Face detection: Haar cascade

import cv2

face_cascade = cv2.CascadeClassifier(
    cv2.data.haarcascades + "haarcascade_frontalface_default.xml"
)
gray = cv2.cvtColor(img_bgr, cv2.COLOR_BGR2GRAY)
faces = face_cascade.detectMultiScale(gray, scaleFactor=1.1, minNeighbors=5, minSize=(40, 40))
for (x, y, w, h) in faces:
    cv2.rectangle(img_bgr, (x, y), (x + w, y + h), (0, 255, 0), 2)

Fast and dependency-light; less robust than modern CNN detectors in hard lighting or pose.

DNN face detector (OpenCV)

Download Caffe or TensorFlow/OpenCV zoo models (e.g. single-shot detector variants). Load with cv2.dnn.readNetFromCaffe or readNetFromTensorflow, build a blob from the image, net.setInput, forward, then decode boxes and NMS.

net = cv2.dnn.readNetFromTensorflow("opencv_face_detector_uint8.pb",
                                    "opencv_face_detector.pbtxt")
h, w = img_bgr.shape[:2]
blob = cv2.dnn.blobFromImage(img_bgr, 1.0, (300, 300), [104, 117, 123])
net.setInput(blob)
detections = net.forward()
# iterate detections[0,0,i,:] — confidence, box coords — apply threshold + NMS

Exact decoding depends on the model’s output layout; see OpenCV samples for the matching version.

Embeddings (concept)

Crop the face, resize to the network input (often 112×112), run the backbone + embedding head. L2-normalize vectors so cosine similarity equals dot product.

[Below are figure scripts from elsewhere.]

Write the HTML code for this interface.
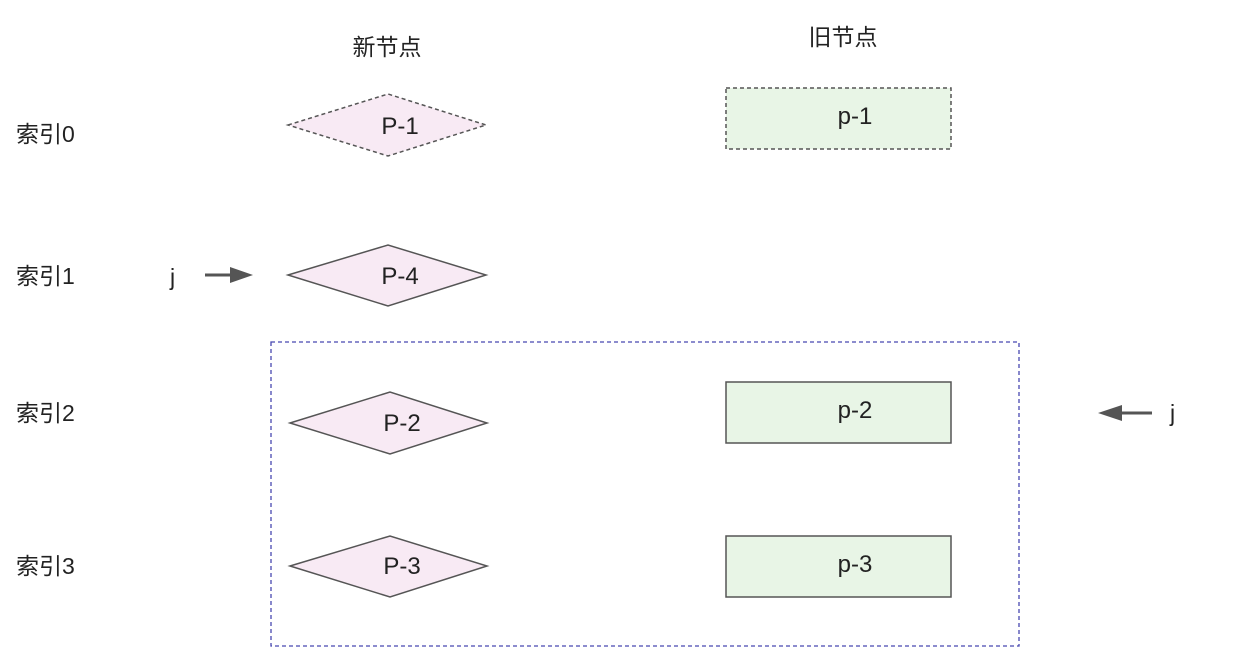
<!DOCTYPE html>
<html><head><meta charset="utf-8"><style>
html,body{margin:0;padding:0;background:#fff;width:1235px;height:652px;overflow:hidden}
svg text{font-family:"Liberation Sans","Noto Sans CJK SC",sans-serif;fill:#222}
</style></head><body>
<svg width="1235" height="652" viewBox="0 0 1235 652">
<g font-size="23">
<text x="387" y="55" text-anchor="middle">新节点</text>
<text x="843" y="45" text-anchor="middle">旧节点</text>
<text x="16" y="142">索引0</text>
<text x="16" y="284">索引1</text>
<text x="16" y="421">索引2</text>
<text x="16" y="574">索引3</text>
<text x="170" y="285">j</text>
<text x="1170" y="421">j</text>
</g>
<rect x="271" y="342" width="748" height="304" fill="none" stroke="#4848b0" stroke-width="1.3" stroke-dasharray="4,3"/>
<g stroke="#555" stroke-width="1.5" fill="#f8eaf4">
<polygon points="288,125 388,94 486,125 388,156" stroke-dasharray="4,3"/>
<polygon points="288,275 388,245 486,275 388,306"/>
<polygon points="290,423 390,392 487,423 390,454"/>
<polygon points="290,566 390,536 487,566 390,597"/>
</g>
<g stroke="#555" stroke-width="1.5" fill="#e8f5e6">
<rect x="726" y="88" width="225" height="61" stroke-dasharray="4,3"/>
<rect x="726" y="382" width="225" height="61"/>
<rect x="726" y="536" width="225" height="61"/>
</g>
<g font-size="24" text-anchor="middle">
<text x="400" y="134">P-1</text>
<text x="400" y="284">P-4</text>
<text x="402" y="431">P-2</text>
<text x="402" y="574">P-3</text>
<text x="855" y="124">p-1</text>
<text x="855" y="418">p-2</text>
<text x="855" y="572">p-3</text>
</g>
<g fill="#555" stroke="#555">
<line x1="205" y1="275" x2="232" y2="275" stroke-width="3"/>
<polygon points="230,267 253,275 230,283" stroke="none"/>
<line x1="1120" y1="413" x2="1152" y2="413" stroke-width="3"/>
<polygon points="1122,405 1098,413 1122,421" stroke="none"/>
</g>
</svg>
</body></html>
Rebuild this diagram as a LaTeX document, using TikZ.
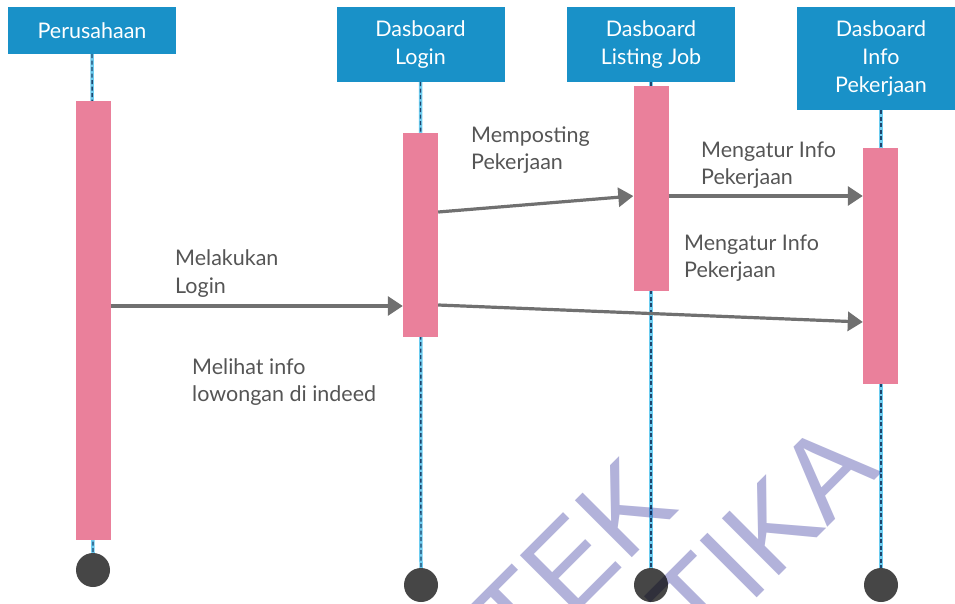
\documentclass[tikz,border=0pt]{standalone}
\usepackage{fontspec}
\setmainfont{Lato}
\newfontfamily\wmfont{Liberation Sans}
\usetikzlibrary{arrows.meta}
\definecolor{hdrblue}{RGB}{25,145,200}
\definecolor{barpink}{RGB}{234,128,155}
\definecolor{msggray}{RGB}{112,112,112}
\definecolor{txtgray}{RGB}{85,85,85}
\definecolor{endgray}{RGB}{70,70,70}
\definecolor{lifecyan}{RGB}{110,205,240}
\definecolor{lifedark}{RGB}{30,70,110}
\definecolor{wmblue}{RGB}{178,178,218}
\tikzset{
 hdr/.style={rectangle, fill=hdrblue, text=white, minimum width=168pt, inner sep=0pt, align=center, font=\fontsize{21.5}{28}\selectfont},
 actbar/.style={rectangle, fill=barpink, minimum width=35pt, inner sep=0pt},
 endpt/.style={circle, fill=endgray, minimum size=34pt, inner sep=0pt},
 lifeglow/.style={draw=lifecyan, line width=3.5pt},
 lifedash/.style={draw=lifedark, line width=1.4pt, dash pattern=on 4pt off 2.5pt},
 msg/.style={draw=msggray, line width=3.2pt, -{Triangle[length=15pt,width=19pt]}},
 lbl/.style={anchor=base west, inner sep=0pt, align=left, text=txtgray, font=\fontsize{21.5}{27.5}\selectfont},
 wm/.style={anchor=base west, inner sep=0pt, text=wmblue, rotate=45, font=\wmfont\fontsize{117}{117}\selectfont}
}
\begin{document}
\begin{tikzpicture}[x=1pt,y=-1pt]
\useasboundingbox (0,0) rectangle (955,603);
\clip (0,0) rectangle (955,603);
\fill[white] (0,0) rectangle (955,603);
% headers
\node[hdr, minimum height=47pt] (h1) at (92,30.5) {Perusahaan};
\node[hdr, minimum height=75pt] (h2) at (420.5,44.5) {Dasboard\\Login};
\node[hdr, minimum height=75pt] (h3) at (651,44.5) {Dasboard\\Listing Job};
\node[hdr, minimum height=103pt] (h4) at (881,58.5) {Dasboard\\Info\\Pekerjaan};
% end points
\node[endpt] (e1) at (93,570) {};
\node[endpt] (e2) at (421,585) {};
\node[endpt] (e3) at (651,585) {};
\node[endpt] (e4) at (881,585) {};
% lifelines
\foreach \i in {1,2,3,4}{
 \draw[lifeglow] (h\i.south) -- (e\i.north);
 \draw[lifedash] (h\i.south) -- (e\i.north);
}
% activation bars
\node[actbar, minimum height=439pt] (b1) at (93,320.5) {};
\node[actbar, minimum height=204pt] (b2) at (420.5,235) {};
\node[actbar, minimum height=205pt] (b3) at (651,188.5) {};
\node[actbar, minimum height=236pt] (b4) at (880.5,266) {};
% messages
\draw[msg] (b1.east |- 0,306) -- (b2.west |- 0,306);
\draw[msg] (b2.east |- 0,212) -- (b3.west |- 0,196);
\draw[msg] (b3.east |- 0,196) -- (b4.west |- 0,196);
\draw[msg] (b2.east |- 0,305) -- (b4.west |- 0,322);
% labels (anchor = baseline of last line)
\node[lbl] (l1) at (175,293) {Melakukan\\Login};
\node[lbl] (l2) at (192,401.5) {Melihat info\\lowongan di indeed};
\node[lbl] (l3) at (471,169.5) {Memposting\\Pekerjaan};
\node[lbl] (l4) at (701,184.5) {Mengatur Info\\Pekerjaan};
\node[lbl] (l5) at (684,277.5) {Mengatur Info\\Pekerjaan};
% watermark
\begin{scope}[blend mode=multiply]
\node[wm] (w1) at (520,670) {TEK};
\node[wm] (w2) at (699,656) {TIKA};
\end{scope}
\end{tikzpicture}
\end{document}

Verification: cosine similarity

import torch
import torch.nn.functional as F

def l2n(x):
    return F.normalize(x, dim=1)

# e1, e2: [1, D] from your face encoder
sim = (l2n(e1) * l2n(e2)).sum(dim=1)
same_person = sim > 0.35  # threshold is model- and dataset-specific

Takeaways

  • Detection quality limits end-to-end accuracy—align before encoding when possible.
  • Use calibrated thresholds; report FAR/FRR for security-sensitive use.
  • Privacy: biometrics need consent, secure storage, and compliance (e.g. GDPR).

Quick FAQ

Liveness detection (texture, depth, challenge-response) blocks printed or screen replay attacks.

Verification: one-to-one (probe vs claimed identity). Identification: one-to-many search over a gallery (nearest neighbor in embedding space).